Department of Engineering Sciences

Dissertation - Carlos Triana


Carlos Triana will defend his thesis entitled ""Atomic short-range order, optical and electronic properties of amorphous transition metal oxides. An experimental and theoretical study of amorphous titanium aTiO2 and tungsten aWO3 solid thin-film oxides" the 15:th of May at 13:15, in room Å80101

Amorphous transition metal oxides [aTMOs], have emerged as innovative functional materials for wide-ranging electronic, optical and energy-related applications. However, no systematic and broadly applicable method exists to assess their atomic-scale correlations, and since the optical and electronic processes are local structure-dependent, still there are not well-stablished mechanisms that suitably explain the physical properties of aTMOs.
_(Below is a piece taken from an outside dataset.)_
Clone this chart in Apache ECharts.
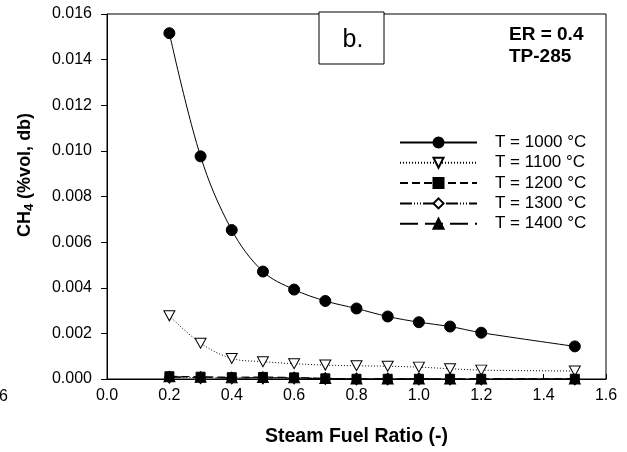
<!DOCTYPE html>
<html>
<head>
<meta charset="utf-8">
<script src="https://cdn.jsdelivr.net/npm/echarts@6/dist/echarts.min.js"></script>
<style>
  html, body { margin: 0; padding: 0; background: #fff; }
  #chart { width: 627px; height: 452px; }
</style>
</head>
<body>
<div id="chart"></div>
<script>
// Steam-to-fuel ratios (x values)
const steamFuelRatio = [0.2, 0.3, 0.4, 0.5, 0.6, 0.7, 0.8, 0.9, 1.0, 1.1, 1.2, 1.5];

// CH4 concentration (%vol, dry basis) at each gasification temperature
const ch4At1000 = [0.01516, 0.00976, 0.00653, 0.00471, 0.00392, 0.00342, 0.00309, 0.00274, 0.00249, 0.00230, 0.00203, 0.00143];
const ch4At1100 = [0.00277, 0.00157, 0.00090, 0.00076, 0.00067, 0.00061, 0.00058, 0.00056, 0.00052, 0.00045, 0.00039, 0.00035];
const ch4At1200 = [0.00012, 0.00010, 0.00008, 0.00009, 0.00007, 0.00003, 0.00001, 0.00001, 0.00001, 0.00001, 0.00001, 0.00001];
const ch4At1300 = [0.00008, 0.00006, 0.00004, 0.00005, 0.00004, 0.00002, 0.00000, 0.00000, 0.00000, 0.00000, 0.00000, 0.00000];
const ch4At1400 = [0.00010, 0.00008, 0.00005, 0.00006, 0.00005, 0.00002, 0.00000, 0.00000, 0.00000, 0.00000, 0.00000, 0.00000];

const seriesNames = ['T = 1000 °C', 'T = 1100 °C', 'T = 1200 °C', 'T = 1300 °C', 'T = 1400 °C'];

// Axis ranges and tick steps
const xMin = 0, xMax = 1.6, xStep = 0.2;
const yMin = 0, yMax = 0.016, yStep = 0.002;

const FONT = 'Liberation Sans, Arial, Helvetica, sans-serif';

function pairs(ys) {
  return steamFuelRatio.map((x, i) => [x, ys[i]]);
}

const invTriangle = 'path://M0,0 L10,0 L5,9 Z';

const chart = echarts.init(document.getElementById('chart'), null, { renderer: 'canvas' });

function lineSeries(name, values, opts) {
  return Object.assign({
    name: name,
    type: 'line',
    data: pairs(values),
    symbolSize: 10,
    lineStyle: { color: '#000', width: 1 },
    itemStyle: { color: '#000', borderColor: '#000', borderWidth: 1 },
    emphasis: { disabled: true },
    animation: false
  }, opts);
}

chart.setOption({
  backgroundColor: '#fff',
  animation: false,
  grid: { left: 107, right: 21, top: 14, bottom: 72, show: true, borderColor: '#000', borderWidth: 1, backgroundColor: 'transparent' },
  xAxis: {
    type: 'value',
    min: xMin, max: xMax, interval: xStep,
    axisLine: { lineStyle: { color: '#000', width: 1 } },
    axisTick: { inside: true, length: 5, lineStyle: { color: '#000' } },
    axisLabel: { color: '#000', fontSize: 16, fontFamily: FONT, margin: 9,
      formatter: v => v.toFixed(1) },
    splitLine: { show: false },
    name: 'Steam Fuel Ratio (-)',
    nameLocation: 'middle',
    nameGap: 48,
    nameTextStyle: { color: '#000', fontSize: 19.5, fontWeight: 'bold', fontFamily: FONT }
  },
  yAxis: {
    type: 'value',
    min: yMin, max: yMax, interval: yStep,
    axisLine: { show: true, lineStyle: { color: '#000', width: 1 } },
    axisTick: { show: true, inside: false, length: 6, lineStyle: { color: '#000' } },
    axisLabel: { color: '#000', fontSize: 16, fontFamily: FONT, margin: 15,
      formatter: v => v.toFixed(3) },
    splitLine: { show: false }
  },
  legend: {
    orient: 'vertical',
    left: 399,
    top: 134,
    padding: 0,
    itemWidth: 77,
    itemHeight: 12.5,
    itemGap: 3.3,
    data: seriesNames,
    selectedMode: false,
    textStyle: { color: '#000', fontSize: 17, fontFamily: FONT, lineHeight: 12.5, padding: [0, 0, 0, 13] }
  },
  graphic: [
    {
      type: 'rect',
      shape: { x: 319, y: 12, width: 65, height: 52 },
      style: { fill: '#fff', stroke: '#000', lineWidth: 1 },
      z: 100
    },
    {
      type: 'text',
      x: 353, y: 40,
      style: { text: 'b.', font: '25px ' + FONT, fill: '#000', align: 'center', verticalAlign: 'middle' },
      z: 101
    },
    {
      type: 'text',
      x: 509, y: 35,
      style: { text: 'ER = 0.4', font: 'bold 19px ' + FONT, fill: '#000', align: 'left', verticalAlign: 'middle' },
      z: 101
    },
    {
      type: 'text',
      x: 509, y: 57,
      style: { text: 'TP-285', font: 'bold 19px ' + FONT, fill: '#000', align: 'left', verticalAlign: 'middle' },
      z: 101
    },
    {
      type: 'text',
      x: 25, y: 175,
      rotation: Math.PI / 2,
      style: {
        text: '{m|CH}{s|4}{m| (%vol, db)}',
        align: 'center', verticalAlign: 'middle',
        rich: {
          m: { fontSize: 18, fontWeight: 'bold', fontFamily: FONT, fill: '#000' },
          s: { fontSize: 13, fontWeight: 'bold', fontFamily: FONT, fill: '#000', padding: [9, 0, 0, 0] }
        }
      },
      z: 101
    },
    {
      type: 'text',
      x: 8, y: 397,
      style: { text: '1.6', font: '16px ' + FONT, fill: '#000', align: 'right', verticalAlign: 'middle' }
    }
  ],
  series: [
    lineSeries(seriesNames[0], ch4At1000, {
      symbol: 'circle', symbolSize: 11, smooth: 0.35,
      lineStyle: { color: '#000', width: 1, type: 'solid' },
      z: 6
    }),
    lineSeries(seriesNames[1], ch4At1100, {
      symbol: invTriangle, symbolSize: [11, 10], smooth: 0.35,
      lineStyle: { color: '#000', width: 1, type: [1, 2] },
      itemStyle: { color: '#fff', borderColor: '#000', borderWidth: 1 },
      z: 5
    }),
    lineSeries(seriesNames[2], ch4At1200, {
      symbol: 'rect', symbolSize: 9,
      lineStyle: { color: '#000', width: 1, type: [8, 4] },
      z: 4
    }),
    lineSeries(seriesNames[3], ch4At1300, {
      symbol: 'diamond', symbolSize: [10, 12],
      lineStyle: { color: '#000', width: 1, type: [12, 2, 1, 2, 1, 2, 1, 2] },
      itemStyle: { color: '#fff', borderColor: '#000', borderWidth: 1 },
      z: 3
    }),
    lineSeries(seriesNames[4], ch4At1400, {
      symbol: 'triangle', symbolSize: [11, 10],
      lineStyle: { color: '#000', width: 1, type: [18, 7] },
      z: 7
    })
  ]
});
</script>
</body>
</html>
This thesis presents experimental and theoretical studies of the atomic short-range order, optical and electronic properties, and state-defects induced by Li+-ion-intercalation and oxygen-vacancies in amorphous titanium aTiO2 and tungsten aWO3 thin-film-oxides. Those properties play a key role for application in high energy-density Li+-ion batteries and in switchable dynamical modulation of solar- irradiation transmittance for energy efficient "smart windows", where the disorder-dependent Li+-ion-intercalation and oxygen-vacancy-induced defect-states influence charge-carrier transfer mechanisms.

After introducing the scope of this thesis, the fundamental theoretical concepts describing the experimental findings on amorphous solids are reviewed. Thereafter, a comprehensive analysis on the optical absorption phenomena experimentally observed in oxygen-deficient and Li+-ion-intercalated aLixTiO2-zand aLixWO3-z thin-films and a discussion on the electrochromic properties are presented. The optical absorption is described in the framework of the small polaron absorption model.

Finally, a state-of-the-art systematic procedure involving theory and experiment in a self-consistent computational framework is implemented to unveil the atomic-scale structure of aTiO2 and aWO3, and its role for the electronic properties. The procedure is based in Reverse Monte Carlo [RMC] and Finite Difference Method [FDM] simulations of X-ray-Absorption spectra to construct a disordered theoretical model having the same bonding and coordination distribution as the experimental system. Ab-initio molecular dynamics simulations and density functional theory are then used to assess defect-states induced by Li+-ion-intercalation and oxygen-vacancies in aTiO2 and aWO3 oxides.

The schemes introduced in this study offer a consistent route to experimentally and theoretically assess the role of the atomic-scale structure on the optical and electronic properties of aTiO2 and aWO3 and could be extended to the study of other aTMOs. The final results provide crucial insight towards the understanding of optical and electronic mechanisms where disorder-dependent ion-intercalation and oxygen-vacancy-induced localized defects-states influence charge transfer mechanisms of crucial importance for wide ranging optical and energy-related application of aTiO2 and aWO3 oxides.